With COVID-19 cases relatively low compared to other parts of Michigan, health care workers in the western part of the state are bracing for worse, according to a news report.
"Every day we've seen an uptick in the number of respiratory patients," Kendra Peot, a nurse manager at Spectrum Health Butterworth in Grand Rapids, said in MLive. "It's pretty intense," Peot added. "When these patients come in, they’re declining very quickly."
Patients coming to Spectrum and Blodgett Hospital, also in Grand Rapids, have trouble breathing, with some saying they feel like they're trying to catch their breath underwater while others are gasping, according to MLive.
Those no longer able to breath sufficiently on their own are placed on ventilators.
As of May 2, almost 1,700 presumptive positive cases of COVID-19 have been reported in Kent County, where 36 have died. Kalamazoo County reported 442 confirmed COVID-19 cases and 18 deaths. Muskegon County reported 301 confirmed cases and 17 deaths, while Ottawa County reported 261 confirmed cases and 12 deaths.
Those west Michigan numbers are dwarfed in counties elsewhere in the state, especially in Michigan's most populous county, Wayne County, where almost 8,000 COVID-19 cases had been confirmed by May 2 and almost 800 had died.
Other Michigan counties reporting confirmed COVID-19 cases were Oakland County with 7,475 cases and 745 deaths, Macomb County with 5,666 cases and 625 deaths, and Genesee County with 1,620 cases and 196 deaths.
Earlier in the month, Peot and another nurse manager, Missy Rykse, who both work in Spectrum Health Butterworth and Blodgett emergency departments, provided some of their perspective about the ongoing pandemic on the hospitals' website
"Believe it or not, this pandemic has helped pull us together as a team," Peot said on the in a Q&A on Spectrum Health Newsroom. "There has been a sense of relief, too, that we all have one focus: this pandemic. Leadership has made this our priority, so we are all continually focused on one thing."
Other patients, such as those suffering trauma, are still arriving for care and health care workers are taking them "one by one" while trying to keep ahead of the "COVID-19 chaos," Rykes said.

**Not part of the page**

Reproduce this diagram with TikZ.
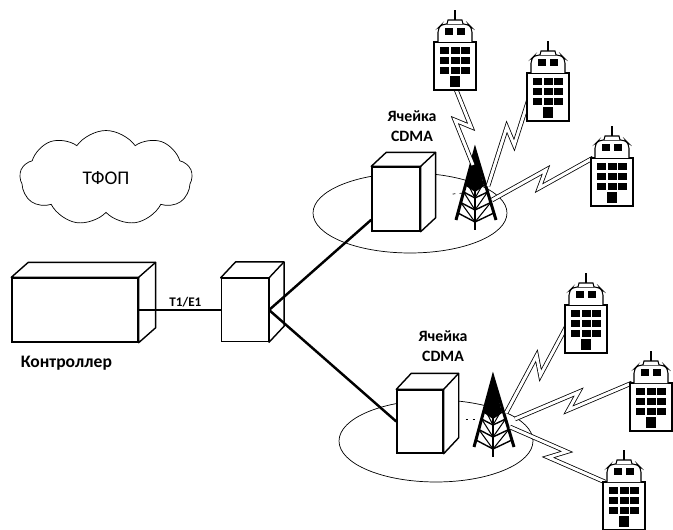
\documentclass[tikz,border=0pt]{standalone}
\usepackage{fontspec}
\setmainfont{Carlito}
\usetikzlibrary{shapes, positioning, calc}
\tikzset{
    box/.style={rectangle, draw, thick, fill=white, inner sep=0pt},
    cell/.style={ellipse, draw, thin, inner sep=0pt},
    trunk/.style={line width=1.4pt},
    bolt/.style={double=white, double distance=1.7pt, line width=0.45pt, line join=miter},
    tag/.style={font=\bfseries\fontsize{9}{11}\selectfont, align=center, inner sep=1pt},
    bld/.style={line width=0.6pt, fill=white},
    % office block, origin in the middle of the roof line of the main body
    building/.pic={
        \draw[bld] (-21,0) rectangle (21,48);
        \draw[bld, rounded corners=2.5pt] (-17,0) -- (-17,-14) -- (-13,-18) -- (13,-18) -- (17,-14) -- (17,0);
        \draw[bld] (-8,-18) -- (-7,-22) -- (7,-22) -- (8,-18);
        \draw[line width=0.6pt] (0,-22) -- (0,-32);
        \foreach \wx in {-15,-4.5,6}
            \foreach \wy in {5,15,25}
                \fill (\wx,\wy) rectangle ++(9,7);
        \fill (-10,-14) rectangle ++(8,7);
        \fill (2,-14) rectangle ++(8,7);
        \fill (-5,34) rectangle ++(10,11);
    },
    % lattice mast, origin at the apex
    tower/.pic={
        \fill (0,-4) -- (-2,8) -- (-9,36) -- (0,42) -- (9,36) -- (2,8) -- cycle;
        \draw[line width=1.7pt] (-19,70) -- (0,0) -- (21,70);
        \draw[line width=1.7pt] (0,0) -- (0,80);
        \foreach \t in {0.45,0.6,0.75,0.9}
            \draw[line width=0.8pt] (-19*\t,70*\t) -- (0,80*\t) -- (21*\t,70*\t);
        \foreach \s/\t in {0.45/0.6,0.6/0.75,0.75/0.9}
            \draw[line width=0.6pt] (-19*\s,70*\s) -- (0,80*\t) -- (21*\s,70*\s);
        \coordinate (-a) at (-2,15);
        \coordinate (-b) at (13,36);
        \coordinate (-c) at (17,50);
        \coordinate (-d) at (22,42);
    }
}

% top and side faces of a box whose front face is node #1
\newcommand{\boxdepth}[3]{%
    \draw[thick, fill=white, line join=round] (#1.north west) -- ($(#1.north west)+(#2,-#3)$)
        -- ($(#1.north east)+(#2,-#3)$) -- ($(#1.south east)+(#2,-#3)$)
        -- (#1.south east) -- (#1.north east) -- cycle;
    \draw[thick] (#1.north east) -- ($(#1.north east)+(#2,-#3)$);}

% radio link with a zigzag in the middle
\newcommand{\zap}[2]{%
    \draw[bolt] (#1) -- ($(#1)!0.56!(#2)!4pt!90:(#2)$) -- ($(#1)!0.44!(#2)!4pt!-90:(#2)$) -- (#2);}

\begin{document}
\begin{tikzpicture}[x=0.02cm, y=-0.02cm, thick]
    \useasboundingbox (0,0) rectangle (673,530);

    % PSTN cloud
    \node[cloud, draw, thin, cloud puffs=9, cloud puff arc=110, aspect=1.9, minimum width=3.45cm, minimum height=1.9cm,
          font=\fontsize{11}{13}\selectfont] (pstn) at (106,178) {ТФОП};

    % Cells
    \node[cell, minimum width=3.88cm, minimum height=1.6cm] (cellA) at (410,213) {};
    \node[cell, minimum width=3.88cm, minimum height=1.64cm] (cellB) at (436,441) {};

    % Controller and hub
    \node[box, minimum width=2.52cm, minimum height=1.28cm] (ctrl) at (75,310) {};
    \boxdepth{ctrl}{17}{15}
    \node[box, right=1.64cm of ctrl, minimum width=0.94cm, minimum height=1.26cm] (hub) {};
    \boxdepth{hub}{15}{16}
    \node[tag, font=\bfseries\fontsize{10}{12}\selectfont, below right=0.22cm and 0.14cm of ctrl.south west] (ctrllbl) {Контроллер};

    % Base stations
    \node[box, minimum width=0.96cm, minimum height=1.28cm] (bsA) at (396,199) {};
    \boxdepth{bsA}{15}{14}
    \node[box, minimum width=0.92cm, minimum height=1.26cm] (bsB) at (420,421.5) {};
    \boxdepth{bsB}{15}{16}
    \node[tag] (lblA) at (412,126) {Ячейка\\CDMA};
    \node[tag] (lblB) at (443,346) {Ячейка\\CDMA};

    % Trunks
    \draw[line width=1.1pt] (ctrl.east) -- node[tag, above, pos=0.57, font=\bfseries\fontsize{7.5}{9}\selectfont] (trunklbl) {T1/E1} (hub.west);
    \draw[trunk] (hub.east) -- (bsA.220);
    \draw[trunk] (hub.east) -- (bsB.west);

    % Masts
    \pic (towA) at (475,150) {tower};
    \pic (towB) at (493,377) {tower};
    \draw[thin, dash pattern=on 1.5pt off 2.5pt] ($(bsA.east)+(32,-5)$) -- ($(bsA.east)+(44,-6)$);
    \draw[thin, dash pattern=on 1.5pt off 2.5pt] ($(bsB.east)+(22,-2)$) -- ($(bsB.east)+(34,-2)$);

    % Anchor points of the subscriber blocks
    \coordinate (homeA-door) at (453,82);
    \coordinate (homeB-side) at (533,86);
    \coordinate (homeC-corner) at (593,158);
    \coordinate (homeD-side) at (571,318);
    \coordinate (homeE-corner) at (632,383);
    \coordinate (homeF-corner) at (605,482);

    % Radio links
    \zap{towA-a}{homeA-door}
    \zap{towA-b}{homeB-side}
    \zap{towA-c}{homeC-corner}
    \zap{towB-b}{homeD-side}
    \zap{towB-d}{homeE-corner}
    \zap{towB-c}{homeF-corner}

    % Subscribers
    \pic (homeA) at (455,42) {building};
    \pic (homeB) at (548,73) {building};
    \pic (homeC) at (612,158) {building};
    \pic (homeD) at (586,305) {building};
    \pic (homeE) at (651,383) {building};
    \pic (homeF) at (624,482) {building};

\end{tikzpicture}
\end{document}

"The new challenge is identifying which patients are suspected COVID-19 cases and which are not," Ryskes continued. "And at some point, we will need to shift our thinking and assume that all cases could be related to COVID-19."
Health care workers last week told MLive that their training has prepared them for what might lie ahead in the pandemic. "What we're planning for is the unknown," Peot said. "We don't know essentially what that need will be. So we're trying to plan ahead and be prepared for that."